Franklin nos traslada al Nueva York de los primeros años 40, por lo que es fácil deducir que estamos ante un homenaje al cine negro clásico, pero también ante una revisión del mismo. El hecho de que el protagonista de la película sea un fotógrafo cuya especialidad era retratar a los residentes de los barrios bajos, y cuya mayor habilidad consistía en llegar al lugar del crimen antes incluso que la policía (para ello había interceptado la frecuencia de radio utilizada por los agentes en sus comunicaciones) hace que, además del glamour que uno espera encontrar en este tipo de películas, centrado en el célebre Café Society, nos topemos también con lo más sórdido de las entrañas de una gran ciudad. Con frecuencia se nos muestra lo desubicado que se encuentra Bernstein, un tipo cuyo hábitat natural son los bajos fondos, cuando ha de interactuar con personas que están mucho más arriba que él, un tipo que sí, lleva gabardina, pero es bajito, poco agraciado, vive en un cuchitril y fuma puros baratos, en la pirámide social. Por ejemplo, su lugar de acceso al Café Society es, hasta que la dueña del local no dice lo contrario, la puerta de servicio…
Franklin crea un fantástico protagonista, con una personalidad llena de matices en la que su nobleza se resalta tanto como sus miserias. Por un lado, Bernstein es un tipo carente de ética, capaz de cualquier cosa con tal de conseguir la mejor fotografía; por otro, es un hombre entregado a su profesión, sin apenas vida personal (mucho menos, sentimental, circunstancia que sobrelleva con íntimo dolor), que tiene alma de artista y demuestra, con su cámara, su capacidad para extraer poesía de la sordidez. Esa poesía, que Bernstein ha plasmado en un libro, es rechazada por las editoriales serias por demasiado vulgar.

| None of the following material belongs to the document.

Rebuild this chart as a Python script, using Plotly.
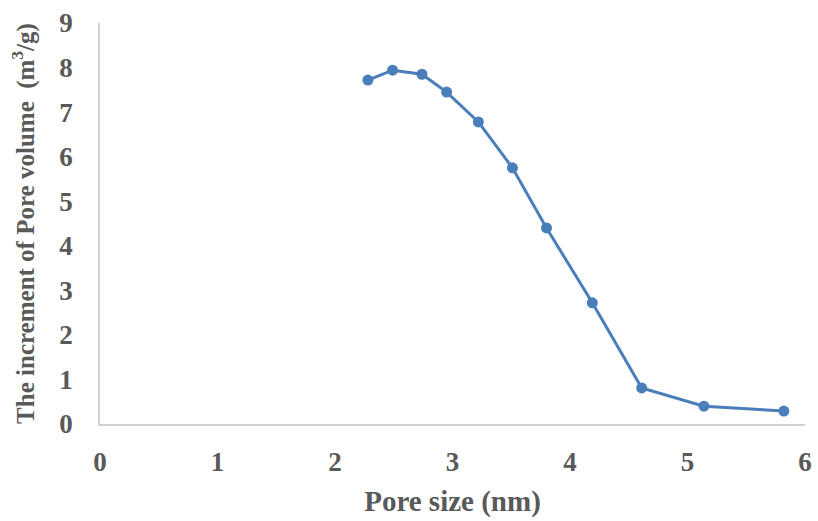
import plotly.graph_objects as go

pore_size = [2.28, 2.49, 2.74, 2.95, 3.22, 3.51, 3.80, 4.19, 4.61, 5.14, 5.82]
pore_volume = [7.72, 7.94, 7.85, 7.45, 6.78, 5.75, 4.40, 2.72, 0.81, 0.40, 0.29]

x_ticks = [0, 1, 2, 3, 4, 5, 6]
y_ticks = [0, 1, 2, 3, 4, 5, 6, 7, 8, 9]

font_family = "Liberation Serif"
gray = "#595959"

fig = go.Figure()
fig.add_trace(go.Scatter(
    x=pore_size, y=pore_volume, mode="lines+markers",
    line=dict(color="#4a7ebb", width=3),
    marker=dict(color="#4a7ebb", size=11),
    showlegend=False,
))

tick_font = dict(size=27, family=font_family, color=gray, weight="bold")

fig.update_layout(
    width=818, height=521,
    margin=dict(l=100, r=13, t=23, b=97),
    paper_bgcolor="white", plot_bgcolor="white",
    font=dict(family=font_family, color=gray),
    xaxis=dict(
        range=[0, 6], tickvals=x_ticks, showgrid=False, zeroline=False,
        showline=True, linecolor="#d0d0d0", linewidth=1.5, automargin=False,
        ticks="", tickfont=tick_font, ticklabelstandoff=13,
        title=dict(text="Pore size (nm)", font=dict(size=29, color=gray, weight="bold"), standoff=15),
    ),
    yaxis=dict(
        range=[0, 9], tickvals=y_ticks, showgrid=False, zeroline=False,
        showline=True, linecolor="#d0d0d0", linewidth=1.5, automargin=False,
        ticks="", tickfont=tick_font, ticklabelstandoff=20,
        title=dict(text="The increment of Pore volume  (m<sup>3</sup>/g)", font=dict(size=25, color=gray, weight="bold"), standoff=18),
    ),
)

fig.write_html("out.html")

No obstante, ocurre con frecuencia que los seres superiores deben recurrir a quienes no tienen reparos en meterse en el fango para que les solucionen sus problemas. Eso es lo que le sucede a Kay, la dueña del Café Society, quien, acosada por la Mafia a causa de unos negocios turbios que enriquecieron a su difunto marido, piensa en Bernstein para que la saque del atolladero. El fotógrafo es la persona idónea: conoce como nadie lo que se cuece bajo las alfombras de la Gran Manzana, posee excelentes contactos tanto en la policía como en la Mafia y, naturalmente, se enamorará de una mujer que es la encarnación de lo que siempre deseó. Ellos son la Bella y la Bestia (o Quasimodo y Esmeralda la Zíngara, en palabras de quienes asisten como espectadores a su peculiar relación), pero también son dos seres fuera de lugar que no pueden ser otra cosa que lo que son, y defenderlo a cualquier precio. Esto salta a la vista en la bella escena en la que Kay sigue a Bernstein bajo la lluvia y, desde la entrada de un lúgubre callejón, ve cómo ese hombre que la socorre cual caballero andante hace gala de una absoluta carencia de escrúpulos cuando se trata de obtener la mejor fotografía. En ese momento, Kay obtiene la coartada moral que necesita para no dar el definitivo paso en falso que la devolvería al lodo del que salió.
Al igual que sucede con la narrativa, a la puesta en escena me es difícil encontrarle defectos. El vestuario, los decorados, el montaje o la delicadeza con la que Franklin mueve la cámara desde el mismo prólogo, en el que se nos enseñan las fotos de Bernstein, son dignos de elogio, aunque los mayores deben reservarse a la fotografía de Peter Suschitzky (sublime el modo de alternar color y blanco y negro) y a la envolvente música de Mark Isham. El tono retro no se queda en el simple pastiche, sino que muestra personalidad: conforme al temperamento de su protagonista, no hay recato a la hora de retratar la violencia.
Otro detalle nada nimio: aquí encontramos la mejor interpretación en la carrera de Joe Pesci, un actor encasillado en papeles de mafioso y muy dado a la sobreactuación que aquí está sencillamente perfecto. La réplica que le da Barbara Hershey, una bella y talentosa actriz, no le va a la zaga. La excelencia se extiende a unos secundarios de peso, como Stanley Tucci, Jerry Adler o un Dominic Chianese que anticipa todo ese encanto que desplegará en Los Soprano.
Poco más hay que decir de una de las grandes joyas ocultas del cine norteamericano de finales del siglo XX. Realista, poética, violenta y sensible, El ojo público es una de esas películas que conviene revisitar con cierta frecuencia, pues su visionado supone una gozosa experiencia cinematográfica.